⟨

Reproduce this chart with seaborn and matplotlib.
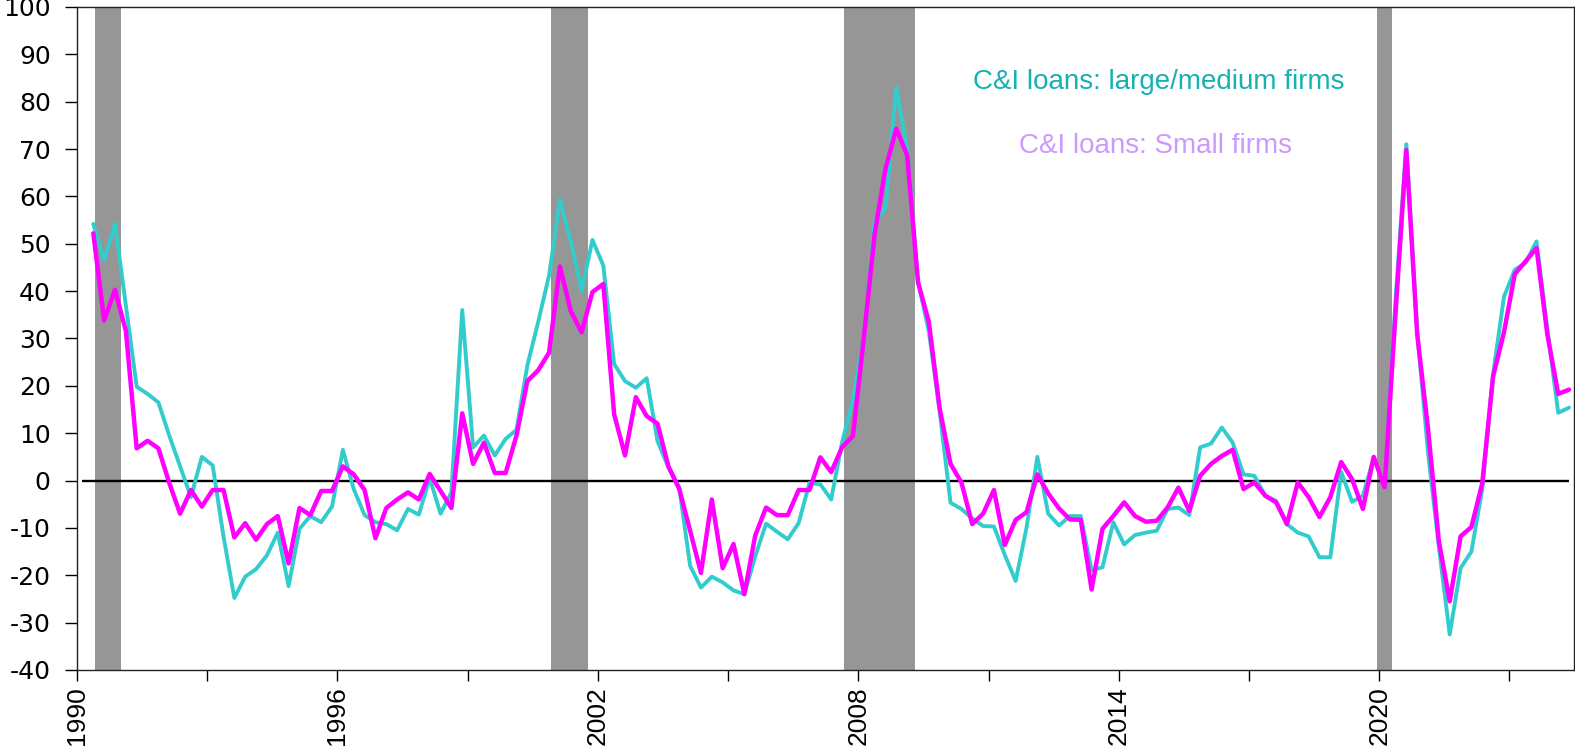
import numpy as np
import pandas as pd
import matplotlib
matplotlib.use("Agg")
import matplotlib.pyplot as plt
import seaborn as sns

# ── DATA ─────────────────────────────────────────────────────────────────────
# Net % of banks tightening standards on C&I loans, quarterly 1990Q2 - 2024Q2
quarters = pd.period_range("1990Q2", "2024Q2", freq="Q")

large_medium = [
    54.2, 46.5, 54.2,                 # 1990
    37.0, 19.8, 18.3, 16.5,           # 1991
    9.5, 3.0, -3.5, 5.0,              # 1992
    3.2, -11.8, -24.8, -20.3,         # 1993
    -18.7, -15.8, -11.0, -22.3,       # 1994
    -10.2, -7.5, -8.8, -5.5,          # 1995
    6.5, -1.8, -7.3, -8.8,            # 1996
    -9.2, -10.5, -6.0, -7.2,          # 1997
    0.5, -7.0, -2.5, 36.0,            # 1998
    7.0, 9.5, 5.3, 8.8,               # 1999
    10.7, 24.3, 33.5, 43.3,           # 2000
    59.3, 50.5, 40.0, 50.8,           # 2001
    45.4, 24.6, 21.0, 19.6,           # 2002
    21.6, 8.3, 2.8, -1.5,             # 2003
    -18.0, -22.6, -20.3, -21.5,       # 2004
    -23.2, -24.0, -16.0, -9.1,        # 2005
    -10.8, -12.4, -9.0, -0.5,         # 2006
    -0.8, -4.0, 8.0, 17.0,            # 2007
    30.0, 54.5, 57.5, 83.0,           # 2008
    70.0, 42.0, 31.5, 14.5,           # 2009
    -4.7, -6.0, -8.0, -9.6,           # 2010
    -9.7, -15.7, -21.2, -10.0,        # 2011
    5.0, -7.0, -9.5, -7.5,            # 2012
    -7.5, -19.0, -18.3, -8.8,         # 2013
    -13.5, -11.5, -11.0, -10.6,       # 2014
    -6.0, -5.7, -7.3, 7.0,            # 2015
    7.8, 11.2, 8.0, 1.3,              # 2016
    1.0, -3.2, -4.3, -9.2,            # 2017
    -11.0, -11.8, -16.2, -16.2,       # 2018
    1.8, -4.5, -3.2, 4.8,             # 2019
    -1.0, 38.0, 71.0, 31.5,           # 2020
    6.0, -14.0, -32.5, -18.5,         # 2021
    -15.0, -1.8, 22.5, 38.8,          # 2022
    44.5, 46.0, 50.5, 32.0,           # 2023
    14.3, 15.4,                       # 2024
]

small_firms = [
    52.2, 33.8, 40.3,                 # 1990
    31.6, 6.8, 8.4, 6.8,              # 1991
    -0.5, -7.0, -2.0, -5.5,           # 1992
    -2.0, -2.0, -12.0, -9.0,          # 1993
    -12.5, -9.2, -7.5, -17.5,         # 1994
    -5.8, -7.3, -2.2, -2.2,           # 1995
    3.0, 1.3, -2.0, -12.2,            # 1996
    -5.8, -4.0, -2.5, -4.0,           # 1997
    1.4, -2.2, -5.8, 14.2,            # 1998
    3.5, 8.0, 1.6, 1.6,               # 1999
    9.5, 21.0, 23.3, 27.0,            # 2000
    45.2, 35.8, 31.3, 39.8,           # 2001
    41.5, 14.0, 5.3, 17.6,            # 2002
    13.6, 12.0, 3.0, -1.8,            # 2003
    -10.6, -19.5, -4.0, -18.5,        # 2004
    -13.4, -24.0, -11.6, -5.7,        # 2005
    -7.3, -7.3, -2.0, -2.0,           # 2006
    4.9, 1.8, 7.0, 9.4,               # 2007
    30.0, 52.0, 65.8, 74.3,           # 2008
    68.7, 41.9, 33.5, 15.2,           # 2009
    3.5, -0.4, -9.2, -7.0,            # 2010
    -2.0, -13.6, -8.3, -6.7,          # 2011
    1.3, -2.7, -5.9, -8.2,            # 2012
    -8.3, -23.0, -10.2, -7.5,         # 2013
    -4.6, -7.5, -8.7, -8.5,           # 2014
    -5.7, -1.5, -6.4, 1.0,            # 2015
    3.5, 5.2, 6.5, -1.8,              # 2016
    -0.4, -3.2, -4.6, -9.2,           # 2017
    -0.4, -3.5, -7.7, -3.5,           # 2018
    3.9, 0.3, -6.0, 5.0,              # 2019
    -1.4, 35.0, 69.8, 31.0,           # 2020
    11.0, -12.8, -25.5, -11.8,        # 2021
    -9.8, -0.6, 22.0, 31.3,           # 2022
    43.6, 46.3, 49.1, 30.8,           # 2023
    18.3, 19.2,                       # 2024
]

# recession shading (start, end) in decimal years
recessions = [(1990.41, 1991.01), (2000.92, 2001.77), (2007.68, 2009.30), (2019.96, 2020.30)]

year_ticks = list(range(1990, 2024, 3))
year_labels = [str(y) if (y - 1990) % 6 == 0 else "" for y in year_ticks]
y_ticks = list(range(-40, 101, 10))

label_large = "C&I loans: large/medium firms"
label_small = "C&I loans: Small firms"

df = pd.DataFrame({
    "date": quarters.year + (quarters.quarter - 1) / 4 + 0.125,
    "large": large_medium,
    "small": small_firms,
})

# ── PLOT ─────────────────────────────────────────────────────────────────────
sns.set_style("ticks")
plt.rcParams["font.family"] = ["Liberation Sans", "DejaVu Sans"]

fig = plt.figure(figsize=(15.75, 7.48), dpi=100)
ax = fig.add_axes([0.0489, 0.1043, 0.9505, 0.8864])

for start, end in recessions:
    ax.axvspan(start, end, color="#969696", lw=0, zorder=1)

ax.hlines(0, df["date"].iloc[0] - 0.25, df["date"].iloc[-1],
          color="black", lw=1.7, zorder=2)

sns.lineplot(data=df, x="date", y="large", color="#33CCCC", lw=2.8, ax=ax, zorder=3)
sns.lineplot(data=df, x="date", y="small", color="#FF00FF", lw=3.2, ax=ax, zorder=4)

ax.set_xlim(1990, 2024.49)
ax.set_ylim(-40, 100)
ax.set_yticks(y_ticks)
ax.set_yticklabels([str(v) for v in y_ticks], fontsize=18, family="DejaVu Sans")
ax.set_xticks(year_ticks)
ax.set_xticklabels(year_labels, rotation=90, fontsize=19)
ax.tick_params(axis="y", direction="out", length=9, width=1, pad=10, colors="black")
ax.tick_params(axis="x", direction="out", length=8, width=1, pad=4, colors="black")
ax.set_xlabel("")
ax.set_ylabel("")

for side in ["left", "right", "top", "bottom"]:
    ax.spines[side].set_color("#222222")
    ax.spines[side].set_linewidth(1.0)

ax.text(0.7225, 0.887, label_large, transform=ax.transAxes, ha="center", va="center",
        fontsize=20, color="#17B0B3")
ax.text(0.7205, 0.790, label_small, transform=ax.transAxes, ha="center", va="center",
        fontsize=20, color="#CC99FF")

fig.savefig("out.png", dpi=100)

⟩

_Description of the task_. Reproduce the listing word for word and omit its pictures.

_Expected output_.
Reproduce this chart with seaborn and matplotlib.
import numpy as np
import pandas as pd
import matplotlib
matplotlib.use("Agg")
import matplotlib.pyplot as plt
import seaborn as sns

# ── DATA ─────────────────────────────────────────────────────────────────────
# Net % of banks tightening standards on C&I loans, quarterly 1990Q2 - 2024Q2
quarters = pd.period_range("1990Q2", "2024Q2", freq="Q")

large_medium = [
    54.2, 46.5, 54.2,                 # 1990
    37.0, 19.8, 18.3, 16.5,           # 1991
    9.5, 3.0, -3.5, 5.0,              # 1992
    3.2, -11.8, -24.8, -20.3,         # 1993
    -18.7, -15.8, -11.0, -22.3,       # 1994
    -10.2, -7.5, -8.8, -5.5,          # 1995
    6.5, -1.8, -7.3, -8.8,            # 1996
    -9.2, -10.5, -6.0, -7.2,          # 1997
    0.5, -7.0, -2.5, 36.0,            # 1998
    7.0, 9.5, 5.3, 8.8,               # 1999
    10.7, 24.3, 33.5, 43.3,           # 2000
    59.3, 50.5, 40.0, 50.8,           # 2001
    45.4, 24.6, 21.0, 19.6,           # 2002
    21.6, 8.3, 2.8, -1.5,             # 2003
    -18.0, -22.6, -20.3, -21.5,       # 2004
    -23.2, -24.0, -16.0, -9.1,        # 2005
    -10.8, -12.4, -9.0, -0.5,         # 2006
    -0.8, -4.0, 8.0, 17.0,            # 2007
    30.0, 54.5, 57.5, 83.0,           # 2008
    70.0, 42.0, 31.5, 14.5,           # 2009
    -4.7, -6.0, -8.0, -9.6,           # 2010
    -9.7, -15.7, -21.2, -10.0,        # 2011
    5.0, -7.0, -9.5, -7.5,            # 2012
    -7.5, -19.0, -18.3, -8.8,         # 2013
    -13.5, -11.5, -11.0, -10.6,       # 2014
    -6.0, -5.7, -7.3, 7.0,            # 2015
    7.8, 11.2, 8.0, 1.3,              # 2016
    1.0, -3.2, -4.3, -9.2,            # 2017
    -11.0, -11.8, -16.2, -16.2,       # 2018
    1.8, -4.5, -3.2, 4.8,             # 2019
    -1.0, 38.0, 71.0, 31.5,           # 2020
    6.0, -14.0, -32.5, -18.5,         # 2021
    -15.0, -1.8, 22.5, 38.8,          # 2022
    44.5, 46.0, 50.5, 32.0,           # 2023
    14.3, 15.4,                       # 2024
]

small_firms = [
    52.2, 33.8, 40.3,                 # 1990
    31.6, 6.8, 8.4, 6.8,              # 1991
    -0.5, -7.0, -2.0, -5.5,           # 1992
    -2.0, -2.0, -12.0, -9.0,          # 1993
    -12.5, -9.2, -7.5, -17.5,         # 1994
    -5.8, -7.3, -2.2, -2.2,           # 1995
    3.0, 1.3, -2.0, -12.2,            # 1996
    -5.8, -4.0, -2.5, -4.0,           # 1997
    1.4, -2.2, -5.8, 14.2,            # 1998
    3.5, 8.0, 1.6, 1.6,               # 1999
    9.5, 21.0, 23.3, 27.0,            # 2000
    45.2, 35.8, 31.3, 39.8,           # 2001
    41.5, 14.0, 5.3, 17.6,            # 2002
    13.6, 12.0, 3.0, -1.8,            # 2003
    -10.6, -19.5, -4.0, -18.5,        # 2004
    -13.4, -24.0, -11.6, -5.7,        # 2005
    -7.3, -7.3, -2.0, -2.0,           # 2006
    4.9, 1.8, 7.0, 9.4,               # 2007
    30.0, 52.0, 65.8, 74.3,           # 2008
    68.7, 41.9, 33.5, 15.2,           # 2009
    3.5, -0.4, -9.2, -7.0,            # 2010
    -2.0, -13.6, -8.3, -6.7,          # 2011
    1.3, -2.7, -5.9, -8.2,            # 2012
    -8.3, -23.0, -10.2, -7.5,         # 2013
    -4.6, -7.5, -8.7, -8.5,           # 2014
    -5.7, -1.5, -6.4, 1.0,            # 2015
    3.5, 5.2, 6.5, -1.8,              # 2016
    -0.4, -3.2, -4.6, -9.2,           # 2017
    -0.4, -3.5, -7.7, -3.5,           # 2018
    3.9, 0.3, -6.0, 5.0,              # 2019
    -1.4, 35.0, 69.8, 31.0,           # 2020
    11.0, -12.8, -25.5, -11.8,        # 2021
    -9.8, -0.6, 22.0, 31.3,           # 2022
    43.6, 46.3, 49.1, 30.8,           # 2023
    18.3, 19.2,                       # 2024
]

# recession shading (start, end) in decimal years
recessions = [(1990.41, 1991.01), (2000.92, 2001.77), (2007.68, 2009.30), (2019.96, 2020.30)]

year_ticks = list(range(1990, 2024, 3))
year_labels = [str(y) if (y - 1990) % 6 == 0 else "" for y in year_ticks]
y_ticks = list(range(-40, 101, 10))

label_large = "C&I loans: large/medium firms"
label_small = "C&I loans: Small firms"

df = pd.DataFrame({
    "date": quarters.year + (quarters.quarter - 1) / 4 + 0.125,
    "large": large_medium,
    "small": small_firms,
})

# ── PLOT ─────────────────────────────────────────────────────────────────────
sns.set_style("ticks")
plt.rcParams["font.family"] = ["Liberation Sans", "DejaVu Sans"]

fig = plt.figure(figsize=(15.75, 7.48), dpi=100)
ax = fig.add_axes([0.0489, 0.1043, 0.9505, 0.8864])

for start, end in recessions:
    ax.axvspan(start, end, color="#969696", lw=0, zorder=1)

ax.hlines(0, df["date"].iloc[0] - 0.25, df["date"].iloc[-1],
          color="black", lw=1.7, zorder=2)

sns.lineplot(data=df, x="date", y="large", color="#33CCCC", lw=2.8, ax=ax, zorder=3)
sns.lineplot(data=df, x="date", y="small", color="#FF00FF", lw=3.2, ax=ax, zorder=4)

ax.set_xlim(1990, 2024.49)
ax.set_ylim(-40, 100)
ax.set_yticks(y_ticks)
ax.set_yticklabels([str(v) for v in y_ticks], fontsize=18, family="DejaVu Sans")
ax.set_xticks(year_ticks)
ax.set_xticklabels(year_labels, rotation=90, fontsize=19)
ax.tick_params(axis="y", direction="out", length=9, width=1, pad=10, colors="black")
ax.tick_params(axis="x", direction="out", length=8, width=1, pad=4, colors="black")
ax.set_xlabel("")
ax.set_ylabel("")

for side in ["left", "right", "top", "bottom"]:
    ax.spines[side].set_color("#222222")
    ax.spines[side].set_linewidth(1.0)

ax.text(0.7225, 0.887, label_large, transform=ax.transAxes, ha="center", va="center",
        fontsize=20, color="#17B0B3")
ax.text(0.7205, 0.790, label_small, transform=ax.transAxes, ha="center", va="center",
        fontsize=20, color="#CC99FF")

fig.savefig("out.png", dpi=100)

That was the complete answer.